You are given a binary array nums containing only 0s and 1s. Your task is to find the maximum number of consecutive 1s present in the array.

For example:

  1. If nums = [1, 1, 0, 1, 1, 1], the function should return 3 because the longest consecutive sequence of 1s is of length 3 (the last three elements).
  2. If nums = [1, 0, 1, 1, 0, 1], the function should return 2 because the longest consecutive sequence of 1s is of length 2.
  3. If nums = [0, 0, 0], the function should return 0 because there are no 1s.
  4. If nums = [1, 1, 1, 1], the function should return 4 because all elements are 1s.
  5. If nums = [], the function should return 0 because the array is empty.

Write a function that efficiently calculates the maximum number of consecutive 1s in a given binary array. Consider the time and space complexity of your solution.

Solution


Naive Approach

The most straightforward approach is to iterate through the array and keep track of the current consecutive 1s and the maximum consecutive 1s seen so far.
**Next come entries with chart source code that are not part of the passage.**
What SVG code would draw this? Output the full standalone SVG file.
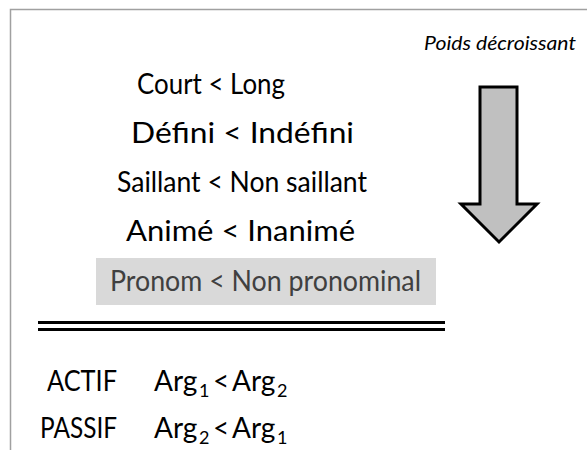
<svg xmlns="http://www.w3.org/2000/svg" width="587" height="450" viewBox="0 0 587 450">
<style>
.t{font-family:Lato,"Open Sans","Liberation Sans",sans-serif;font-size:28px;fill:#000}
.s{font-family:Lato,"Open Sans","Liberation Sans",sans-serif;font-size:18px;fill:#000}
.frame{stroke:#a0a0a0;stroke-width:1.5;fill:none}
</style>
<rect width="587" height="450" fill="#fff"/>
<path class="frame" d="M10.5,450 V9.5 H587"/>
<text x="424" y="50" class="t" style="font-style:italic;font-size:19px" textLength="152" lengthAdjust="spacingAndGlyphs">Poids décroissant</text>
<g id="arrow"><path d="M480,87 H517 V204 H537 L499,242 L461,204 H480 Z" fill="#c0c0c0" stroke="#000" stroke-width="3" stroke-linejoin="miter"/></g>
<g id="n1"><text x="137" y="94" class="t" textLength="148" lengthAdjust="spacingAndGlyphs">Court &lt; Long</text></g>
<g id="n2"><text x="131" y="143" class="t" textLength="223" lengthAdjust="spacingAndGlyphs">Défini &lt; Indéfini</text></g>
<g id="n3"><text x="117" y="192" class="t" textLength="250" lengthAdjust="spacingAndGlyphs">Saillant &lt; Non saillant</text></g>
<g id="n4"><text x="126" y="241" class="t" textLength="229" lengthAdjust="spacingAndGlyphs">Animé &lt; Inanimé</text></g>
<g id="n5"><rect x="96" y="258" width="340" height="47" fill="#d9d9d9"/><text x="110" y="291" class="t" style="fill:#404040" textLength="311" lengthAdjust="spacingAndGlyphs">Pronom &lt; Non pronominal</text></g>
<g id="sep"><rect x="38" y="321" width="407" height="3" fill="#000"/><rect x="38" y="328" width="407" height="3" fill="#000"/></g>
<g id="actif"><text x="47" y="391" class="t" textLength="70" lengthAdjust="spacingAndGlyphs">ACTIF</text>
<text x="154" y="391" class="t">Arg</text>
<text x="199" y="397" class="s">1</text>
<text x="213" y="391" class="t">&lt;</text>
<text x="232" y="391" class="t">Arg</text>
<text x="277" y="397" class="s">2</text></g>
<g id="passif"><text x="40" y="438" class="t" textLength="77" lengthAdjust="spacingAndGlyphs">PASSIF</text>
<text x="154" y="438" class="t">Arg</text>
<text x="199" y="444" class="s">2</text>
<text x="213" y="438" class="t">&lt;</text>
<text x="232" y="438" class="t">Arg</text>
<text x="277" y="444" class="s">1</text></g>
</svg>
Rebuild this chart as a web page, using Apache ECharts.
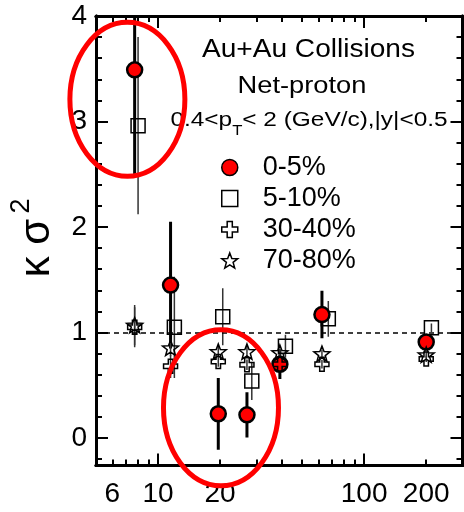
<!DOCTYPE html>
<html><head><meta charset="utf-8">
<script src="https://cdn.jsdelivr.net/npm/echarts@6/dist/echarts.min.js"></script>
<style>html,body{margin:0;padding:0;background:#fff}#c{width:464px;height:512px}</style>
</head><body><div id="c"></div>
<script>
// ---- data ----
const energies = [7.7, 11.5, 19.6, 27, 39, 62.4, 200];
const energiesSq = [8.0, 12.0, 20.6, 28.5, 41.5, 67, 212]; // 5-10% points drawn slightly offset
const c0_5 = [3.49, 1.45, 0.23, 0.22, 0.70, 1.17, 0.91];
const c0_5Err = [1.01, 0.60, 0.34, 0.215, 0.14, 0.225, 0.05];
const c5_10 = [2.96, 1.05, 1.15, 0.54, 0.87, 1.13, 1.045];
const c5_10Err = [0.84, 0.48, 0.27, 0.18, 0.11, 0.17, 0.04];
const c30_40 = [1.05, 0.68, 0.725, 0.695, 0.70, 0.70, 0.75];
const c30_40Err = [0.19, 0.11, 0.05, 0.05, 0.04, 0.04, 0.03];
const c70_80 = [1.07, 0.855, 0.82, 0.82, 0.81, 0.80, 0.79];
const c70_80Err = [0.19, 0.08, 0.05, 0.05, 0.04, 0.04, 0.03];
const names = ['0-5%', '5-10%', '30-40%', '70-80%'];
const xTickLabels = [6, 10, 20, 100, 200];
const xMajorTicks = [10, 100];
const xMinorTicks = [6, 7, 8, 9, 20, 30, 40, 50, 60, 70, 80, 90, 200];
const yTickLabels = [0, 1, 2, 3, 4];
const refLine = 1;

const L = Math.log10;
const xMin = L(5), xMax = L(300), yMin = -0.26, yMax = 4;
const yMinorTicks = [];
for (let i = -1; i <= 19; i++) { if (i % 5 !== 0) yMinorTicks.push(i / 5); }

const FONT = '"Liberation Sans", Arial, Helvetica, sans-serif';

function starPath() {
  let s = 'path://';
  for (let i = 0; i < 10; i++) {
    const a = -Math.PI / 2 + i * Math.PI / 5, r = i % 2 ? 4.2 : 10;
    s += (i ? 'L' : 'M') + (Math.cos(a) * r).toFixed(2) + ',' + (Math.sin(a) * r).toFixed(2);
  }
  return s + 'Z';
}
const crossPath = 'path://M3.4,0H6.6V3.4H10V6.6H6.6V10H3.4V6.6H0V3.4H3.4Z';

function xAx(pos, ticks, len, withLabels) {
  return {
    type: 'value', position: pos, min: xMin, max: xMax,
    axisLine: { show: true, onZero: false, lineStyle: { color: '#000', width: 3 } },
    axisTick: { show: true, inside: true, length: len, customValues: ticks.map(L), lineStyle: { color: '#000', width: 2 } },
    axisLabel: withLabels ? {
      show: true, customValues: xTickLabels.map(L), margin: 15,
      formatter: v => String(Math.round(Math.pow(10, v))),
      fontSize: 28, color: '#000', fontFamily: FONT
    } : { show: false },
    splitLine: { show: false }
  };
}
function yAx(pos, ticks, len, withLabels) {
  return {
    type: 'value', position: pos, min: yMin, max: yMax,
    axisLine: { show: true, onZero: false, lineStyle: { color: '#000', width: 3 } },
    axisTick: { show: true, inside: true, length: len, customValues: ticks, lineStyle: { color: '#000', width: 2 } },
    axisLabel: withLabels ? {
      show: true, customValues: yTickLabels, margin: 9,
      formatter: v => String(Math.round(v)),
      fontSize: 28, color: '#000', fontFamily: FONT
    } : { show: false },
    splitLine: { show: false }
  };
}

function errBars(xs, ys, errs, color, width) {
  return {
    type: 'custom', silent: true, clip: true,
    xAxisIndex: 0, yAxisIndex: 0,
    data: xs.map((x, i) => [L(x), ys[i], errs[i]]),
    renderItem: (params, api) => {
      const x = api.value(0), y = api.value(1), e = api.value(2);
      const lo = Math.max(y - e, yMin), hi = Math.min(y + e, yMax);
      const p1 = api.coord([x, lo]), p2 = api.coord([x, hi]);
      return { type: 'line', shape: { x1: p1[0], y1: p1[1], x2: p2[0], y2: p2[1] },
        style: { stroke: color, lineWidth: width } };
    }
  };
}
function points(name, xs, ys, symbol, size, fill, bw) {
  return {
    type: 'scatter', name, xAxisIndex: 0, yAxisIndex: 0,
    data: xs.map((x, i) => [L(x), ys[i]]),
    symbol, symbolSize: size, symbolKeepAspect: true,
    itemStyle: { color: fill, borderColor: '#000', borderWidth: bw, opacity: 1 },
    emphasis: { disabled: true }
  };
}

const sq = points(names[1], energiesSq, c5_10, 'rect', 14, 'rgba(255,255,255,0)', 1.5);
sq.markLine = {
  silent: true, symbol: ['none', 'none'], label: { show: false },
  lineStyle: { color: '#000', width: 1.5, type: [5, 4] },
  data: [{ yAxis: refLine }]
};

const chart = echarts.init(document.getElementById('c'), null, { renderer: 'canvas' });
chart.setOption({
  animation: false,
  backgroundColor: '#fff',
  grid: { left: 96, right: 1.5, top: 16, bottom: 46.5, containLabel: false },
  xAxis: [xAx('bottom', xMajorTicks, 12, true), xAx('bottom', xMinorTicks, 6, false),
          xAx('top', xMajorTicks, 12, false), xAx('top', xMinorTicks, 6, false)],
  yAxis: [yAx('left', yTickLabels, 12, true), yAx('left', yMinorTicks, 6, false),
          yAx('right', yTickLabels, 12, false), yAx('right', yMinorTicks, 6, false)],
  legend: {
    orient: 'vertical', left: 216, top: 149, itemWidth: 16, itemHeight: 16, itemGap: 4,
    selectedMode: false, data: names,
    itemStyle: { borderWidth: 1.5 },
    textStyle: { fontSize: 27, color: '#000', fontFamily: FONT, padding: [0, 0, 0, 20], lineHeight: 26 }
  },
  series: [
    errBars(energiesSq, c5_10, c5_10Err, '#333', 1.5),
    sq,
    errBars(energies, c0_5, c0_5Err, '#000', 3),
    points(names[0], energies, c0_5, 'circle', 15, '#ff0000', 2.5),
    errBars(energies, c30_40, c30_40Err, '#333', 1.5),
    points(names[2], energies, c30_40, crossPath, 14, 'rgba(255,255,255,0)', 1.5),
    errBars(energies, c70_80, c70_80Err, '#333', 1.5),
    points(names[3], energies, c70_80, starPath(), 16, 'rgba(255,255,255,0)', 1.5)
  ]
});

// annotations: ellipses anchored in data space, texts
const e1 = chart.convertToPixel({ gridIndex: 0 }, [L(7.1), 3.21]);
const e2 = chart.convertToPixel({ gridIndex: 0 }, [L(20.2), 0.287]);
chart.setOption({
  graphic: [
    { type: 'ellipse', z: 100, silent: true, shape: { cx: e1[0], cy: e1[1], rx: 57.5, ry: 77 },
      style: { fill: 'none', stroke: '#ff0000', lineWidth: 5 } },
    { type: 'ellipse', z: 100, silent: true, shape: { cx: e2[0], cy: e2[1], rx: 57.5, ry: 78 },
      style: { fill: 'none', stroke: '#ff0000', lineWidth: 5 } },
    { type: 'text', z: 50, x: 308.5, y: 50, scaleX: 1.08, silent: true,
      style: { text: 'Au+Au Collisions', fontSize: 26, fontFamily: FONT, fill: '#000', align: 'center', verticalAlign: 'middle' } },
    { type: 'text', z: 50, x: 302, y: 87, scaleX: 1.16, silent: true,
      style: { text: 'Net-proton', fontSize: 23.5, fontFamily: FONT, fill: '#000', align: 'center', verticalAlign: 'middle' } },
    { type: 'text', z: 50, x: 309, y: 120, scaleX: 1.19, silent: true,
      style: { text: '{a|0.4<p}{t|T}{a|< 2 (GeV/c),|y|<0.5}', fontFamily: FONT, fill: '#000', align: 'center', verticalAlign: 'middle',
        rich: { a: { fontSize: 20.5, fontFamily: FONT, fill: '#000' },
                t: { fontSize: 14, fontFamily: FONT, fill: '#000', padding: [23, 0, 0, 0] } } } },
    { type: 'text', z: 50, x: 37, y: 248, rotation: Math.PI / 2, silent: true,
      style: { text: 'κ σ', fontSize: 42, fontFamily: FONT, fill: '#000', align: 'center', verticalAlign: 'middle' } },
    { type: 'text', z: 50, x: 22, y: 206, rotation: Math.PI / 2, silent: true,
      style: { text: '2', fontSize: 27, fontFamily: FONT, fill: '#000', align: 'center', verticalAlign: 'middle' } }
  ]
});
</script></body></html>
When we encounter a 0, we reset the current consecutive count to 0. Otherwise, we increment the count and update the maximum count if necessary.

Code (Python):

def find_max_consecutive_ones_naive(nums):
    max_count = 0
    current_count = 0
    for num in nums:
        if num == 1:
            current_count += 1
            max_count = max(max_count, current_count)
        else:
            current_count = 0
    return max_count

Complexity Analysis:

  • Time Complexity: O(n), where n is the length of the array, as we iterate through the array once.
  • Space Complexity: O(1), as we only use a constant amount of extra space for the max_count and current_count variables.

Optimal Approach

The naive approach is already quite efficient, so there's not a significant optimization to be made in terms of time complexity. The optimal approach is essentially the same as the naive approach, focusing on code clarity and conciseness.

Code (Python):

def find_max_consecutive_ones_optimal(nums):
    max_count = 0
    current_count = 0
    for num in nums:
        if num == 1:
            current_count += 1
        else:
            max_count = max(max_count, current_count)
            current_count = 0
    return max(max_count, current_count)

Complexity Analysis:

  • Time Complexity: O(n), where n is the length of the array.
  • Space Complexity: O(1).

Edge Cases

  • Empty Array: If the input array is empty, the maximum number of consecutive 1s should be 0. The provided code handles this case correctly since the initial max_count is 0.
  • Array with all 0s: If the array contains only 0s, the code will also correctly return 0.
  • Array with all 1s: If the array contains only 1s, the code will iterate through all elements, incrementing current_count. After the loop, the max_count will be updated with current_count, effectively returning the length of the array.